At the same time, Christen also holds Director roles in three other companies in the UK: Bjorn IP Holdings Limited (a recently — October 21, 2022 — incorporated vehicle which only filed a Memorandum and Articles of Association so far), Club Devoted Limited (the “Accounts for a dormant company made up to 31 March 2022” filing of December 15, 2022 shows this is indeed an empty vehicle with only £1,000 in shares) and Martech Capital Limited (which is a £3,000,000 investment vehicle without any personnel).
January 2, 2023:
Christen Ager-Hanssen does not make the report about his Satoshi research findings public, though, as we learn from a reply on Twitter.
Which is a tremendous pity, because the undersigned pointed out the numerous long form articles on this Medium page to Christen a few times in 2022, with the kind request to debunk them line by line in the upcoming research report.
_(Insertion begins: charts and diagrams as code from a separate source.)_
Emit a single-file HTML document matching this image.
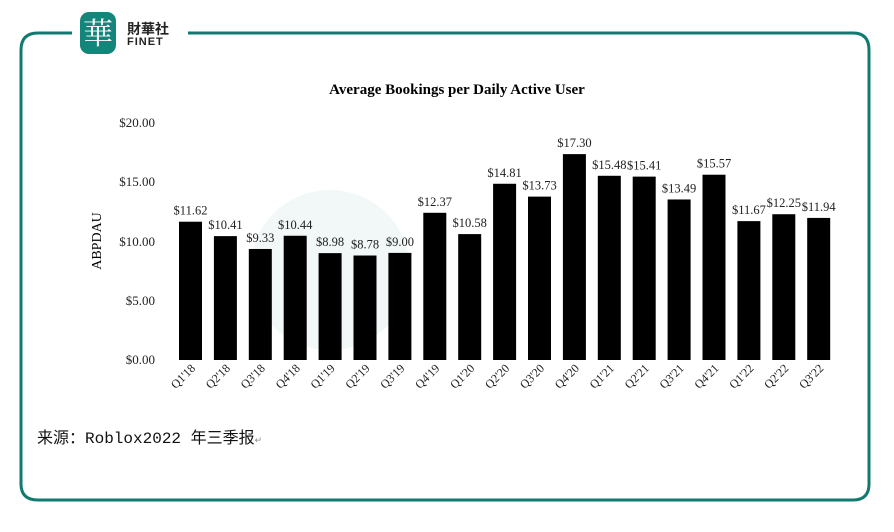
<!DOCTYPE html>
<html><head><meta charset="utf-8"><style>
body{margin:0;background:#fff;width:894px;height:527px;overflow:hidden}
</style></head><body>
<svg width="894" height="527" xmlns="http://www.w3.org/2000/svg" font-family="Liberation Serif, serif">
<path d="M72 33 H38 Q21 33 21 50 V484 Q21 500 38 500 H853 Q869 500 869 484 V50 Q869 33 853 33 H188" fill="none" stroke="#107a70" stroke-width="3"/>
<rect x="76" y="8" width="46" height="48" fill="#fff"/>
<rect x="80" y="12" width="36" height="42" rx="9" fill="#13857a"/>
<text x="98" y="44" text-anchor="middle" font-size="30" fill="#fff" font-family="Noto Serif CJK SC, serif">華</text>
<text x="127" y="34" font-size="14" font-weight="bold" fill="#222" font-family="Noto Sans CJK SC, sans-serif">財華社</text>
<text x="127" y="45" font-size="11" font-weight="bold" fill="#222" font-family="Liberation Sans, sans-serif" letter-spacing="1">FINET</text>
<circle cx="330" cy="270" r="80" fill="#e8f3f1" opacity="0.6"/>
<text x="457" y="94" text-anchor="middle" font-size="15" font-weight="bold" fill="#000">Average Bookings per Daily Active User</text>
<g font-size="13" fill="#222" text-anchor="end">
<text x="155" y="127">$20.00</text><text x="155" y="186">$15.00</text><text x="155" y="246">$10.00</text><text x="155" y="305">$5.00</text><text x="155" y="364">$0.00</text>
</g>
<text transform="translate(101,241) rotate(-90)" text-anchor="middle" font-size="14" fill="#000">ABPDAU</text>
<g id="bars"></g>
<text x="37" y="443" font-size="16" fill="#111" font-family="Liberation Mono, Noto Sans CJK SC, monospace">来源：Roblox2022 年三季报<tspan font-size="9" fill="#888">↵</tspan></text>
</svg>
<script>
var v=[11.62,10.41,9.33,10.44,8.98,8.78,9.00,12.37,10.58,14.81,13.73,17.30,15.48,15.41,13.49,15.57,11.67,12.25,11.94];
var q=["Q1'18","Q2'18","Q3'18","Q4'18","Q1'19","Q2'19","Q3'19","Q4'19","Q1'20","Q2'20","Q3'20","Q4'20","Q1'21","Q2'21","Q3'21","Q4'21","Q1'22","Q2'22","Q3'22"];
var g=document.getElementById('bars'),s='';
v.forEach(function(d,i){var x=179+i*34.9,h=d*11.9,y=360-h;
s+='<rect x="'+x+'" y="'+y+'" width="23" height="'+h+'" fill="#000"/>';
s+='<text x="'+(x+11.5)+'" y="'+(y-7)+'" text-anchor="middle" font-size="12.5" fill="#222">$'+d.toFixed(2)+'</text>';
s+='<text transform="translate('+(x+17)+',369) rotate(-45)" text-anchor="end" font-size="12" fill="#222">'+q[i]+'</text>';});
g.innerHTML=s;
</script>
</body></html>
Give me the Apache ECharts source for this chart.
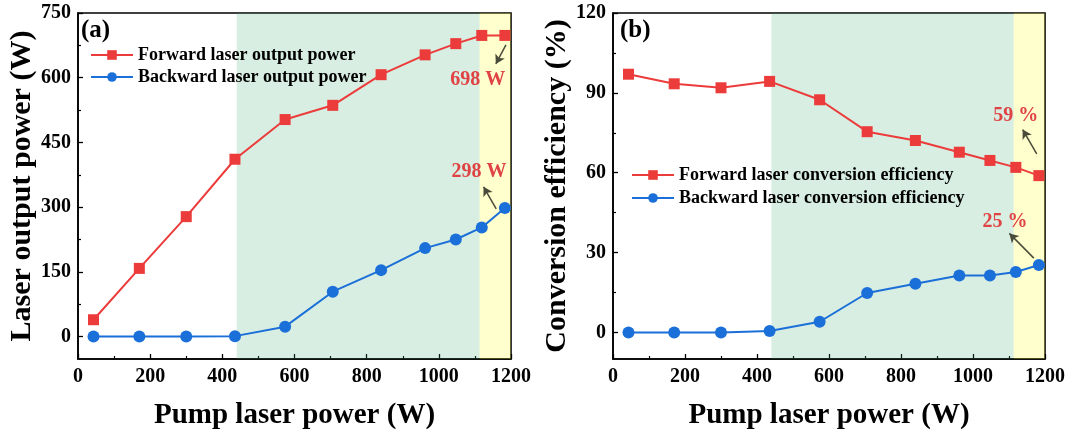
<!DOCTYPE html>
<html>
<head>
<meta charset="utf-8">
<script src="https://cdn.jsdelivr.net/npm/echarts@6/dist/echarts.min.js"></script>
<style>html,body{margin:0;padding:0;background:#fff;}#c{width:1072px;height:435px;}</style>
</head>
<body>
<div id="c"></div>
<script>
// ---- data ----
const pumpPower = [43, 170, 300, 435, 574, 706, 840, 962, 1047, 1119, 1183];
const forwardPower = [39, 158, 278, 411, 503, 536, 607, 653, 679, 698, 698];
const backwardPower = [0, 0, 0, 1, 23, 104, 154, 205, 225, 253, 298];
const forwardEff = [97.0, 93.4, 91.9, 94.3, 87.4, 75.4, 72.1, 67.7, 64.6, 62.0, 58.9];
const backwardEff = [0, 0, 0, 0.5, 4.0, 14.8, 18.3, 21.4, 21.4, 22.7, 25.3];
const powerTicks = [0, 150, 300, 450, 600, 750];
const powerMinor = [75, 225, 375, 525, 675];
const effTicks = [0, 30, 60, 90, 120];
const effMinor = [15, 45, 75, 105];
const greenBand = [440, 1113];
const yellowBand = [1113, 1200];
const names = {
  fp: 'Forward laser output power', bp: 'Backward laser output power',
  fe: 'Forward laser conversion efficiency', be: 'Backward laser conversion efficiency'
};
// annotations: [text, x, y] and arrows [x1,y1,x2,y2] (tail -> head), in data units
const annPower = [['698 W', 1108, 595], ['298 W', 1111, 383]];
const arrPower = [[1186, 676, 1158, 632], [1159, 296, 1124, 347]];
const annEff = [['59 %', 1119, 81.3], ['25 %', 1089, 41.4]];
const arrEff = [[1177, 67.1, 1138, 76.2], [1169, 27.9, 1101, 37.2]];

const FONT = "'Liberation Serif','Times New Roman',serif";
const RED = '#ec3b3b', BLUE = '#1b6fd8', ANN = '#e04343', ARROW = '#4a4a3a';
const zip = (xs, ys) => xs.map((x, i) => [x, ys[i]]);

function xAxisDef(gi) {
  return {
    type: 'value', gridIndex: gi, min: 0, max: 1200, interval: 200,
    axisLine: { show: true, onZero: false, lineStyle: { color: '#000', width: 1.6 } },
    axisTick: { show: true, inside: true, length: 5, lineStyle: { color: '#000', width: 1.3 } },
    minorTick: { show: true, splitNumber: 2, length: 3, lineStyle: { color: '#000', width: 1.2 } },
    axisLabel: { color: '#000', fontFamily: FONT, fontWeight: 'bold', fontSize: 20, margin: 8, formatter: v => String(v) },
    splitLine: { show: false },
    name: 'Pump laser power (W)', nameLocation: 'middle', nameGap: 42,
    nameTextStyle: { color: '#000', fontFamily: FONT, fontWeight: 'bold', fontSize: 29 }
  };
}
function yAxisDef(gi, min, max, ticks, title, gap) {
  return {
    type: 'value', gridIndex: gi, min: min, max: max,
    axisLine: { show: true, onZero: false, lineStyle: { color: '#000', width: 1.6 } },
    axisTick: { show: true, inside: true, length: 5, customValues: ticks, lineStyle: { color: '#000', width: 1.3 } },
    axisLabel: { color: '#000', fontFamily: FONT, fontWeight: 'bold', fontSize: 20, margin: 7, customValues: ticks },
    splitLine: { show: false },
    name: title, nameLocation: 'middle', nameGap: gap, nameRotate: 90,
    nameTextStyle: { color: '#000', fontFamily: FONT, fontWeight: 'bold', fontSize: 30 }
  };
}
function yMinorDef(gi, min, max, ticks) {
  return {
    type: 'value', gridIndex: gi, min: min, max: max, position: 'left',
    axisLine: { show: false, onZero: false },
    axisTick: { show: true, inside: true, length: 3, customValues: ticks, lineStyle: { color: '#000', width: 1.2 } },
    axisLabel: { show: false }, splitLine: { show: false }
  };
}
function lineSeries(name, xs, ys, color, symbol, xi, yi) {
  return {
    name: name, type: 'line', xAxisIndex: xi, yAxisIndex: yi, z: 2,
    data: zip(xs, ys), symbol: symbol, symbolSize: symbol === 'rect' ? 11 : 12,
    lineStyle: { color: color, width: 2 }, itemStyle: { color: color },
    emphasis: { disabled: true }, animation: false
  };
}
function bandSeries(xi, yi) {
  return {
    name: 'bands' + xi, type: 'line', xAxisIndex: xi, yAxisIndex: yi, data: [], z: 3,
    silent: true, animation: false,
    markArea: {
      silent: true,
      data: [
        [{ xAxis: greenBand[0], itemStyle: { color: 'rgba(60,170,110,0.2)' } }, { xAxis: greenBand[1] }],
        [{ xAxis: yellowBand[0], itemStyle: { color: 'rgba(255,255,60,0.26)' } }, { xAxis: yellowBand[1] }]
      ]
    }
  };
}
function annSeries(xi, yi, anns, arrs) {
  return {
    name: 'ann' + xi, type: 'line', xAxisIndex: xi, yAxisIndex: yi, data: [], z: 10,
    silent: true, animation: false,
    markPoint: {
      silent: true, symbol: 'circle', symbolSize: 2, itemStyle: { color: 'rgba(0,0,0,0)' },
      label: { show: true, position: 'inside', color: ANN, fontFamily: FONT, fontWeight: 'bold', fontSize: 20, formatter: p => p.name },
      data: anns.map(a => ({ name: a[0], coord: [a[1], a[2]] }))
    },
    markLine: {
      silent: true, symbol: ['none', 'arrow'], symbolSize: [8, 9],
      lineStyle: { color: ARROW, width: 1.5, type: 'solid' }, label: { show: false },
      data: arrs.map(a => [{ coord: [a[0], a[1]] }, { coord: [a[2], a[3]] }])
    }
  };
}
const legendText = { color: '#000', fontFamily: FONT, fontWeight: 'bold', fontSize: 18 };
const chart = echarts.init(document.getElementById('c'), null, { renderer: 'canvas' });
chart.setOption({
  animation: false,
  backgroundColor: '#fff',
  title: [
    { text: '(a)', left: 81, top: 18, padding: 0, textStyle: { color: '#000', fontFamily: FONT, fontWeight: 'bold', fontSize: 25 } },
    { text: '(b)', left: 620, top: 18, padding: 0, textStyle: { color: '#000', fontFamily: FONT, fontWeight: 'bold', fontSize: 25 } }
  ],
  grid: [
    { left: 78, top: 13, width: 433, height: 348, show: true, borderColor: '#000', borderWidth: 1.6, backgroundColor: 'transparent' },
    { left: 613, top: 13, width: 432, height: 348, show: true, borderColor: '#000', borderWidth: 1.6, backgroundColor: 'transparent' }
  ],
  legend: [
    { data: [names.fp, names.bp], orient: 'vertical', left: 90, top: 46, padding: 0, itemWidth: 42, itemHeight: 12, itemGap: 4, textStyle: legendText, z: 12, selectedMode: false },
    { data: [names.fe, names.be], orient: 'vertical', left: 631, top: 166, padding: 0, itemWidth: 42, itemHeight: 12, itemGap: 5, textStyle: legendText, z: 12, selectedMode: false }
  ],
  xAxis: [xAxisDef(0), xAxisDef(1)],
  yAxis: [
    yAxisDef(0, -52, 750, powerTicks, 'Laser output power (W)', 33),
    yAxisDef(1, -10, 120, effTicks, 'Conversion efficiency (%)', 36),
    yMinorDef(0, -52, 750, powerMinor),
    yMinorDef(1, -10, 120, effMinor)
  ],
  series: [
    lineSeries(names.fp, pumpPower, forwardPower, RED, 'rect', 0, 0),
    lineSeries(names.bp, pumpPower, backwardPower, BLUE, 'circle', 0, 0),
    lineSeries(names.fe, pumpPower, forwardEff, RED, 'rect', 1, 1),
    lineSeries(names.be, pumpPower, backwardEff, BLUE, 'circle', 1, 1),
    bandSeries(0, 0), bandSeries(1, 1),
    annSeries(0, 0, annPower, arrPower),
    annSeries(1, 1, annEff, arrEff)
  ]
});
</script>
</body>
</html>
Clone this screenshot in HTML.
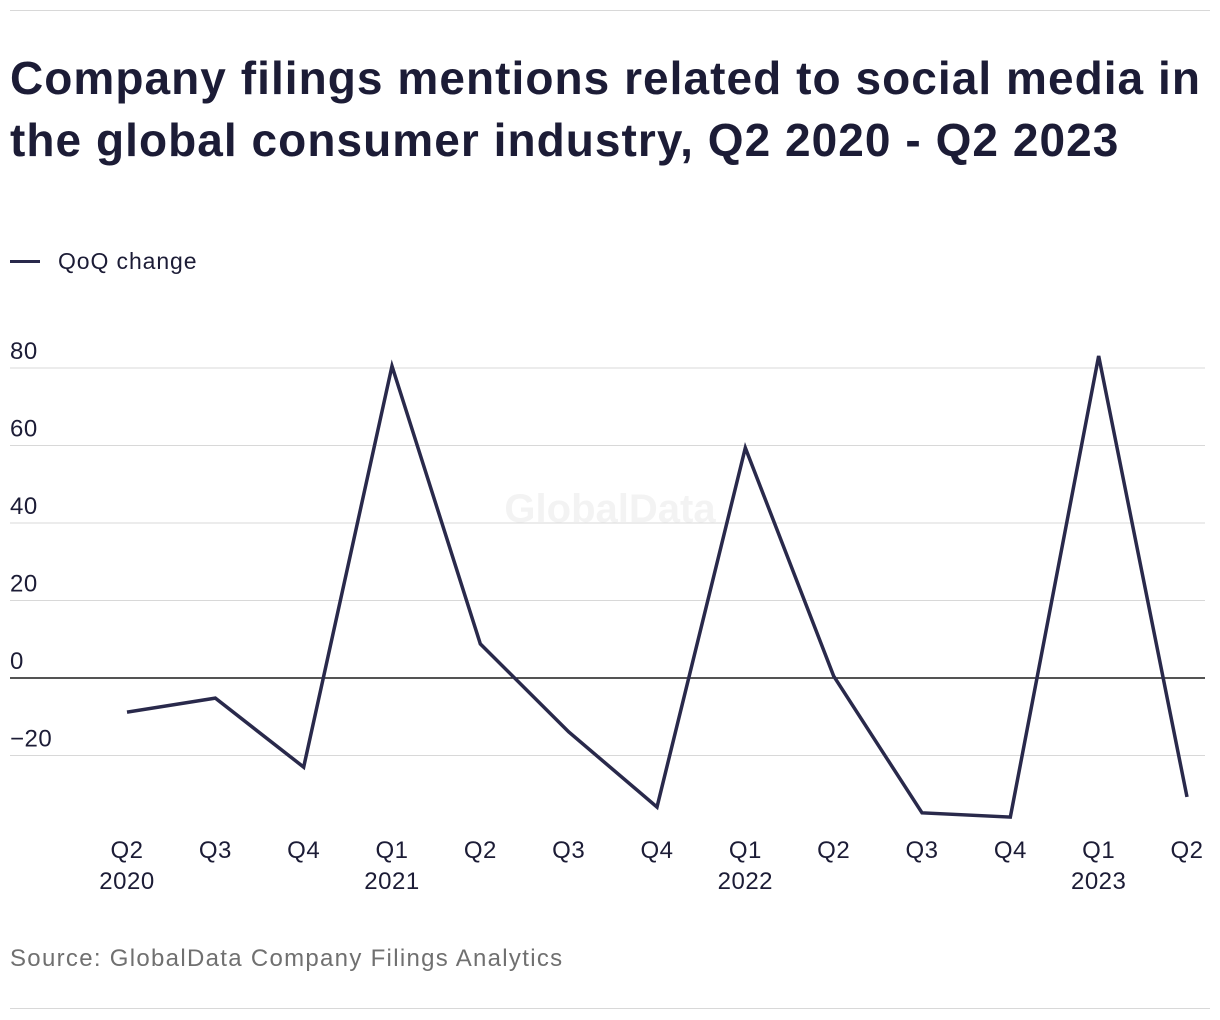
<!DOCTYPE html>
<html><head><meta charset="utf-8"><style>
body{margin:0;background:#fff;width:1220px;height:1020px;overflow:hidden;font-family:"Liberation Sans",sans-serif;color:#1c1c36}
.rule{position:absolute;left:10px;width:1200px;height:1px;background:#d8d8d8}
h1{position:absolute;left:10px;top:47px;margin:0;font-size:46px;line-height:62px;font-weight:bold;letter-spacing:1.05px;color:#1c1c36;width:1210px}
.legend{position:absolute;left:10px;top:248px;font-size:23px;letter-spacing:0.9px;color:#1c1c36;display:flex;align-items:center}
.legend span.sw{display:inline-block;width:30px;height:3px;background:#29294b;margin-right:18px}
.src{position:absolute;left:10px;top:945px;font-size:24px;letter-spacing:1.3px;color:#707070}
svg{position:absolute;left:0;top:0}
</style></head><body>
<div class="rule" style="top:10px"></div>
<h1>Company filings mentions related to social media in the global consumer industry, Q2 2020 - Q2 2023</h1>
<div class="legend"><span class="sw"></span>QoQ change</div>
<svg width="1220" height="1020" id="chart"></svg>
<div class="src">Source: GlobalData Company Filings Analytics</div>
<div class="rule" style="top:1008px"></div>
<script>
const categories=["Q2|2020","Q3","Q4","Q1|2021","Q2","Q3","Q4","Q1|2022","Q2","Q3","Q4","Q1|2023","Q2"];
const values=[-8.8,-5.2,-23,80.5,8.8,-13.9,-33.3,59.4,0.5,-34.8,-35.9,83.1,-30.7];
const yTicks=[-20,0,20,40,60,80];
const yTickLabels=["−20","0","20","40","60","80"];
const NS="http://www.w3.org/2000/svg";
const svg=document.getElementById('chart');
const y=v=>678-v*3.875;
const x=i=>127+i*(1187-127)/(categories.length-1);
function mk(t,a){const e=document.createElementNS(NS,t);for(const k in a)e.setAttribute(k,a[k]);svg.appendChild(e);return e;}
const wm=mk('text',{x:610,y:522,'font-size':40,'font-weight':'bold',fill:'#f3f3f3','text-anchor':'middle','font-family':'Liberation Sans, sans-serif'});
wm.textContent='GlobalData';


yTicks.forEach((v,i)=>{
 const l=mk('line',{x1:10,x2:1205,y1:y(v),y2:y(v),stroke:v===0?'#1c1c1c':'#d8d8d8','stroke-width':v===0?1.5:1});
 
 
 const t=mk('text',{x:10,y:y(v)-9,'font-size':24,'letter-spacing':'0.5',fill:'#1c1c36','font-family':'Liberation Sans, sans-serif'});
 t.textContent=yTickLabels[i];
 
 
});
categories.forEach((c,i)=>{
 const parts=c.split('|');
 parts.forEach((p,j)=>{
  const t=mk('text',{x:x(i),y:858+j*31,'font-size':24,'letter-spacing':'0.5',fill:'#1c1c36','text-anchor':'middle','font-family':'Liberation Sans, sans-serif'});
  t.textContent=p;
  
  
 });
});
const d=values.map((v,i)=>(i?'L':'M')+x(i)+','+y(v)).join(' ');
const p=mk('path',{d:d,fill:'none',stroke:'#29294b','stroke-width':3.5,'stroke-linejoin':'miter'});


</script>
</body></html>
The silent — and predictable — reply was not unexpected of course, but I was, and I still am, highly interested in Christen’s report nevertheless!
January 6, 2023:
Since Craig Wright did not cooperate with the Form 1.977 request in November last year, W&K is asking the court’s help with a “JUDGMENT CREDITOR W&K’S MOTION TO COMPEL JUDGMENT DEBTOR WRIGHT TO COMPLETE FORM 1.977”.
“For these reasons, and given that Wright has already refused for nearly two months, W&K respectfully requests the Court issue an order compelling Wright to provide a completed Form 1.977, including all the required attachments, within ten days. Pursuant to S.D. Fla. L.R. 7.1(a)(3), counsel for Plaintiffs [W&K] conferred with counsel for Defendant [Craig Wright] who opposes the relief requested.”
This motion of W&K will ultimately succeed, but not “within ten days”.
January 17, 2023:
Kyle Roche is officially being pulled from the Kleiman v Wright case. Over the years, starting February 28, 2018, his role in this case was very limited, but his name is now being withdrawn from the record as Kyle Roche no longer works for the law firm that represents Ira Kleiman and W&K: Freedman Normand Friedland LLP and thus, of course, Kyle Roche can no longer represent the plaintiffs.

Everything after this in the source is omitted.